A good starting point is to question how I know that I am an artist?
As an artist a good proportion of my work is an attempt to understand what art is and why, at my core, I know that I am an artist. In my case, this is interesting because I am not particularly talented with my hands. At art school most of the other artists were significantly more technically proficient painters and sculptors than me. However, I knew with some certainty that I was as much an artist as anyone else on the course and, indeed, I felt a strong kinship with a whole series artists that inspired me (Robert Rauschenberg, Marina Abramovic, Yves Klein, Robert Smithson, Martha Rosler, John Cage, the Fluxus movement, 1960s minimalist artists to mention only a few).
In the book “Just Kids’ Patti Smith explains how, even though she wasn’t yet famous, she “felt an inexplicable sense of kinship” when she saw Jimi Hendrix, Janis Joplin and the members of Jefferson Starship in a bar at the Chelsea Hotel just before their performance at Woodstock. I really identify with this feeling.
Thus I’m always interested in exploring what it is that makes me an artist. I think the answer is that there is nothing special about me. In fact, if everyone is an artist, it will be possible for me to feel that kinship with any other human being that is ready to explore their own creativity.
The importance of experience over object
One of the propositions underlying my work is that the wonderful experiences offered by art are an internal phenomenon, something that happens inside the viewer, rather than being external to our inner senses and perception. The art industry tends to focus on objects because this is what can be bought and sold. However, for me, art is within in the subject (viewer), and the art object can only be a poetry transmission mechanism between artist and viewer.
My job as an artist is to find poetry everywhere
I consider that my job as an artist is to find the poetry in every moment regardless of where I am or what I am doing. In this way, for me, the most exciting art often tends to be non-conventional. I love galleries, exhibitions and traditional art forms. Indeed, this often gets me very excited and passionate. However, I am most excited by finding poetry in the unexpected, sometimes even banal, moment. In this way, I tend to focus my work in non-conventional forms and outside of the gallery system or art industry.

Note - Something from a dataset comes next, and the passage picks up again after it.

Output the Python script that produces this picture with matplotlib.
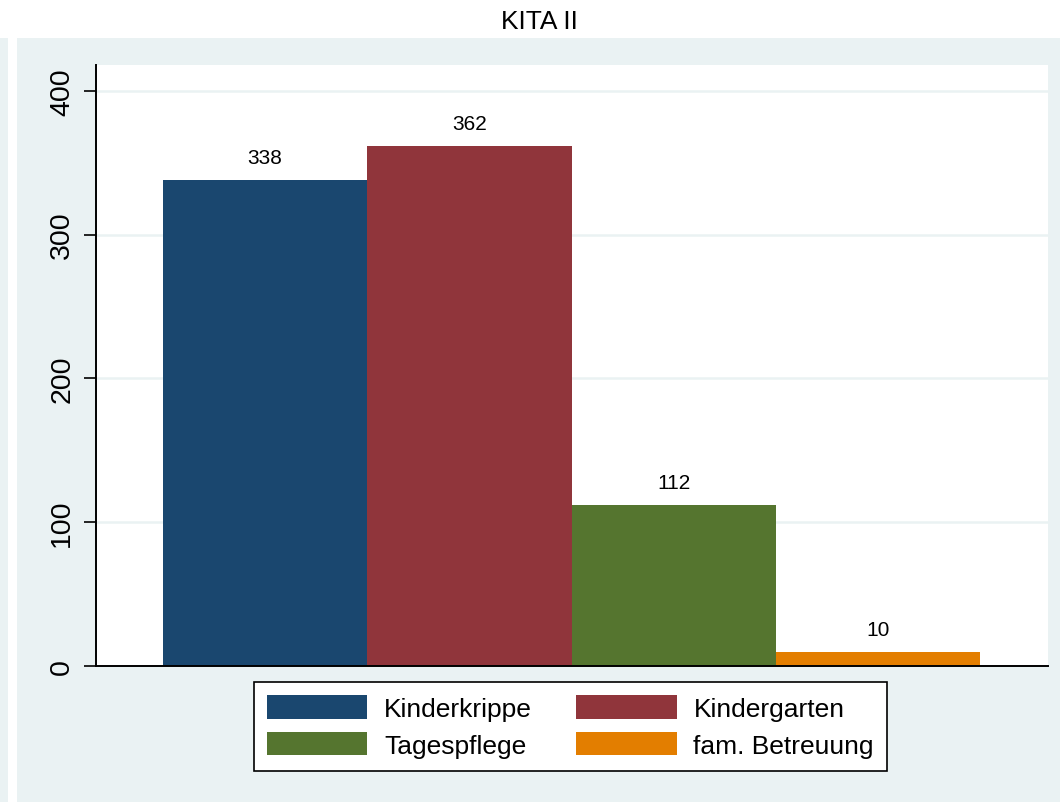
import matplotlib
matplotlib.use('Agg')
import matplotlib.pyplot as plt
from matplotlib.patches import Rectangle

plt.rcParams['font.family'] = ['Liberation Sans', 'DejaVu Sans']

# Daten
titel = 'KITA II'
kategorien = ['Kinderkrippe', 'Kindergarten', 'Tagespflege', 'fam. Betreuung']
werte = [338, 362, 112, 10]
farben = ['#1a476f', '#90353b', '#55752f', '#e37e00']
yticks = [0, 100, 200, 300, 400]

bg = '#eaf2f3'

fig = plt.figure(figsize=(10.6, 8.03), dpi=100)
fig.patch.set_facecolor('white')

# Hintergrundflaechen (Stata-Stil)
fig.patches.append(Rectangle((17 / 1060, 0), 1 - 17 / 1060, 1 - 39 / 803,
                             transform=fig.transFigure, facecolor=bg,
                             edgecolor='none', zorder=-5))
fig.patches.append(Rectangle((0, 0), 8 / 1060, 1 - 39 / 803,
                             transform=fig.transFigure, facecolor=bg,
                             edgecolor='none', zorder=-5))

ax = fig.add_axes([96 / 1060, 1 - 667 / 803, 952 / 1060, 601 / 803])
ax.set_zorder(2)
ax.set_facecolor('white')

balken = []
for i, (k, w, c) in enumerate(zip(kategorien, werte, farben)):
    b = ax.bar(i, w, width=1.0, color=c, label=k, zorder=3)
    balken.append(b)
    ax.text(i, w + 9, str(w), ha='center', va='bottom', fontsize=15)

ax.set_xlim(-0.828, 3.8325)
ax.set_ylim(0, 418)
ax.set_yticks(yticks)
ax.set_yticklabels([str(t) for t in yticks], rotation=90, va='center',
                   fontsize=20.5)
ax.tick_params(axis='y', length=9, width=1.2, pad=6)
ax.set_xticks([])
ax.grid(axis='y', color=bg, linewidth=1.8, zorder=1)

for s in ['top', 'right']:
    ax.spines[s].set_visible(False)
for s in ['left', 'bottom']:
    ax.spines[s].set_linewidth(1.4)
    ax.spines[s].set_zorder(4)

fig.text(539 / 1060, 1 - 22 / 803, titel, ha='center', va='center',
         fontsize=19)

# Legende zeilenweise anordnen
reihenfolge = [0, 2, 1, 3]
leg = fig.legend([balken[i] for i in reihenfolge],
                 [kategorien[i] for i in reihenfolge],
                 loc='center', bbox_to_anchor=(570.5 / 1060, 1 - 727.5 / 803),
                 ncol=2, fontsize=19, frameon=True, fancybox=False,
                 framealpha=1, facecolor='white',
                 handlelength=3.8, handleheight=1.0, handletextpad=0.64,
                 columnspacing=1.67, labelspacing=0.4, borderpad=0.5,
                 borderaxespad=0)
leg.get_frame().set_edgecolor('black')
leg.get_frame().set_linewidth(1.2)

plt.savefig('out.png', dpi=100, facecolor=fig.get_facecolor())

A mindset of radical equality
My starting point in making work is one of radical equality, avoiding pre-set distinctions, labels, borders and coding. This is set out in the Radical Gallery Proposition, from which all my work emanates. Focusing on the viewer’s experience, the Radical Gallery aims to activate art works outside established conventions and codes. This not only proposes radical ideas on the definition of art, it has also offered me new insights on urban regeneration, economic policy, self development and the meaning of life. My hope is that all of my work is informed by this attitude.
Gallery v sketchbook work
I have often found that the most powerful art ‘moment’ is at the time when the work is created or first shared with another person. In this way, I tend to avoid trying to perfect my work so that it is ‘gallery ready’. I have no interest in excessive refinement of my work in order to make it flawless. I tend to work quickly and churn out a high volume of ideas and work. I prefer to get these ideas and works out in raw form in order to share them rather than spending ages trying to perfect a selected subset of them.
That said, I appreciate that, in some circumstances, a flaw in an art work can be disruptive to the viewer, so it is an area of my work where I try and find the right balance. Nevertheless, I treat my website as a sketchbook so that I can ‘show’ all my work that has reached a sufficient level of resolution even if it is still in draft form.
I don’t need to be paid to make art
At art school I became known as the person who didn’t think that artists need to be paid! This was a misrepresentation of my views. I do believe that art and creativity are fundamental human needs as important as breathing, eating and sex. In this way, I do not need to be paid to do it! In fact, just as it would be absurd to expect to be paid to breathe, there is something flawed in expecting to be paid for making my art work. That said, I appreciate that making art a full-time occupation requires some way of covering living expenses. So I have no problem in artists being paid for their work if they do this full-time. Further, I would be happy if art collectors wanted to buy my work. I’m just never going to focus on that upfront as I may be more likely to do in my other business ventures.